In May 2001, Raffles Holdings more than doubled its room inventory overnight with the S$430m (£163m) acquisition of 23 Swissôtel properties from the SAirGroup, the former owner of the now-defunct SwissAir airline. It was a deal that was put together by Swissôtel's senior managers, including Meinhard Huck, who had joined the company in 1997.
Huck recalls the process. "We were one of 157 companies owned by the SAirGroup, and we didn't feel that the Swissôtel brand was getting the attention it needed," he says. "We needed to find a new owner to ensure that the brand would continue to exist and that the management team would have a future. So we obtained approval from SAirGroup to go ahead with a sale and invited bids. We looked at a number of possible partners, but it was only Raffles that fitted the bill."
Through the deal, Raffles Holdings gained ownership of the Swissôtel brand and its trademarks and management contracts for 23 hotels, including those of six majority or wholly owned properties and minority interests in three other hotels. It also increased its inventory by 139% to 13,457 rooms, bringing the overall hotel tally to 38 properties in 33 destinations.
The Swissôtel properties all now bear the Raffles name and are managed by Raffles International, the management arm of Raffles Holdings. So, for example, the Howard in London is now known as Swissôtel London, the Howard, managed by Raffles International. Confusing? Well, a bit, admits Huck, but not out of kilter with the aggressive marketing of the Raffles name that the Swiss“tel acquisition facilitated.
There are some plans to rationalise branding overload. Before the acquisition of Swissôtel, Raffles already had a subsidiary brand in the form of Merchant Court, a four-/five-star brand. All of these are now being converted to either Swissôtel or Raffles properties, to give a more streamlined operation.
Existing hotels in the Raffles portfolio are also receiving an enhanced Raffles touch. In March this year, four Landmark hotels took the Raffles name where previously they had been trading under their own identities. They have now become the Raffles Hotel Vier Jahreszeiten, in Hamburg; Raffles Brown's Hotel in London; and Raffles Hotel Le Royal Phnom Penh and Raffles Grand Hotel d'Angkor Siem Reap, both in Cambodia.
Future developments in the pipeline include the roll-out of spas and lavish food and beverage concepts, already under way in Asia. There are ambitious expansion plans, too. Paris, Barcelona, Rome and Munich are all on the wish list, and a 160-room resort hotel in Majorca is under development.

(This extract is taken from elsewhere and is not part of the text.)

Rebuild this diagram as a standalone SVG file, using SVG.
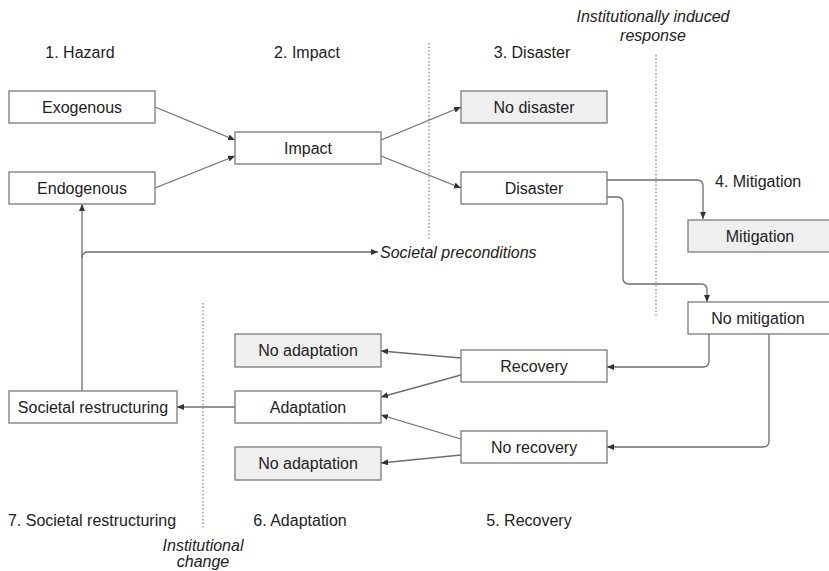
<svg xmlns="http://www.w3.org/2000/svg" width="829" height="571" viewBox="0 0 829 571">
<style>
  .box { stroke: #7a7a7a; stroke-width: 1.3; fill: #ffffff; }
  .gray { fill: #efefef; }
  .lbl { font-family: "Liberation Sans", Arial, sans-serif; font-size: 16px; fill: #222; text-anchor: middle; }
  .it { font-style: italic; }
  .conn { fill: none; stroke: #6e6e6e; stroke-width: 1.3; marker-end: url(#arr); }
  .dot { stroke: #777; stroke-width: 1.2; stroke-dasharray: 1.4 2.2; fill: none; }
</style>
<defs>
  <marker id="arr" markerUnits="userSpaceOnUse" markerWidth="10" markerHeight="10" refX="7" refY="3" orient="auto">
    <path d="M0,0 L7,3 L0,6 z" fill="#333"/>
  </marker>
</defs>
<rect width="829" height="571" fill="#ffffff"/>

<g id="stage-labels">
  <text class="lbl" x="80" y="58">1. Hazard</text>
  <text class="lbl" x="307" y="58">2. Impact</text>
  <text class="lbl" x="532" y="58">3. Disaster</text>
  <text class="lbl" x="715" y="187" style="text-anchor:start">4. Mitigation</text>
  <text class="lbl" x="529" y="526">5. Recovery</text>
  <text class="lbl" x="300" y="526">6. Adaptation</text>
  <text class="lbl" x="92" y="526">7. Societal restructuring</text>
  <text class="lbl it" x="653" y="22">Institutionally induced</text>
  <text class="lbl it" x="653" y="41">response</text>
  <text class="lbl it" x="203" y="551">Institutional</text>
  <text class="lbl it" x="203" y="567">change</text>
  <text class="lbl it" x="380" y="258" style="text-anchor:start">Societal preconditions</text>
</g>

<g id="dividers">
  <line class="dot" x1="429" y1="43" x2="429" y2="240"/>
  <line class="dot" x1="656" y1="55" x2="656" y2="318"/>
  <line class="dot" x1="203" y1="303" x2="203" y2="528"/>
</g>

<g id="connectors">
  <path class="conn" d="M155,107 L235,140"/>
  <path class="conn" d="M155,188 L235,156"/>
  <path class="conn" d="M381,140 L461,107"/>
  <path class="conn" d="M381,156 L461,188"/>
  <path class="conn" d="M607,180 H697 Q703,180 703,186 V219"/>
  <path class="conn" d="M607,197 H617 Q623,197 623,203 V278 Q623,284 629,284 H701 Q707,284 707,290 V302"/>
  <path class="conn" d="M709,334 V361 Q709,367 703,367 H607"/>
  <path class="conn" d="M769,334 V441 Q769,447 763,447 H607"/>
  <path class="conn" d="M461,358 L381,351"/>
  <path class="conn" d="M461,375 L381,397"/>
  <path class="conn" d="M461,439 L381,415"/>
  <path class="conn" d="M461,455 L381,463"/>
  <path class="conn" d="M235,407 H177"/>
  <path class="conn" d="M82,391 V204"/>
  <path class="conn" d="M82,258 Q82,252 88,252 H378"/>
</g>

<g id="exogenous">
  <rect class="box" x="9" y="91" width="146" height="32"/>
  <text class="lbl" x="82" y="113">Exogenous</text>
</g>
<g id="endogenous">
  <rect class="box" x="9" y="172" width="146" height="32"/>
  <text class="lbl" x="82" y="194">Endogenous</text>
</g>
<g id="impact">
  <rect class="box" x="235" y="132" width="146" height="32"/>
  <text class="lbl" x="308" y="154">Impact</text>
</g>
<g id="no-disaster">
  <rect class="box gray" x="461" y="91" width="146" height="32"/>
  <text class="lbl" x="534" y="113">No disaster</text>
</g>
<g id="disaster">
  <rect class="box" x="461" y="172" width="146" height="32"/>
  <text class="lbl" x="534" y="194">Disaster</text>
</g>
<g id="mitigation">
  <rect class="box gray" x="688" y="220" width="146" height="32"/>
  <text class="lbl" x="760" y="242">Mitigation</text>
</g>
<g id="no-mitigation">
  <rect class="box" x="688" y="302" width="146" height="32"/>
  <text class="lbl" x="758" y="324">No mitigation</text>
</g>
<g id="recovery">
  <rect class="box" x="461" y="350" width="146" height="32"/>
  <text class="lbl" x="534" y="372">Recovery</text>
</g>
<g id="no-recovery">
  <rect class="box" x="461" y="431" width="146" height="32"/>
  <text class="lbl" x="534" y="453">No recovery</text>
</g>
<g id="no-adaptation-1">
  <rect class="box gray" x="235" y="334" width="146" height="33"/>
  <text class="lbl" x="308" y="356">No adaptation</text>
</g>
<g id="adaptation">
  <rect class="box" x="235" y="391" width="146" height="32"/>
  <text class="lbl" x="308" y="413">Adaptation</text>
</g>
<g id="no-adaptation-2">
  <rect class="box gray" x="235" y="447" width="146" height="33"/>
  <text class="lbl" x="308" y="469">No adaptation</text>
</g>
<g id="societal-restructuring">
  <rect class="box" x="9" y="391" width="168" height="32"/>
  <text class="lbl" x="93" y="413">Societal restructuring</text>
</g>
</svg>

Will new properties be owned or managed? "Well, of course, we would prefer to be asset-light," responds Huck, "but first we have to prove our credentials as a management company. We wouldn't rule anything out." Whatever method of expansion is chosen, the overall plan is for 25,000 rooms by 2005.
As for Swissôtel, the majority of the management team survived the acquisition, achieving their aim. Huck himself is now senior vice-president of Europe, Middle East & Mediterranean, Raffles International Hotels & Resorts.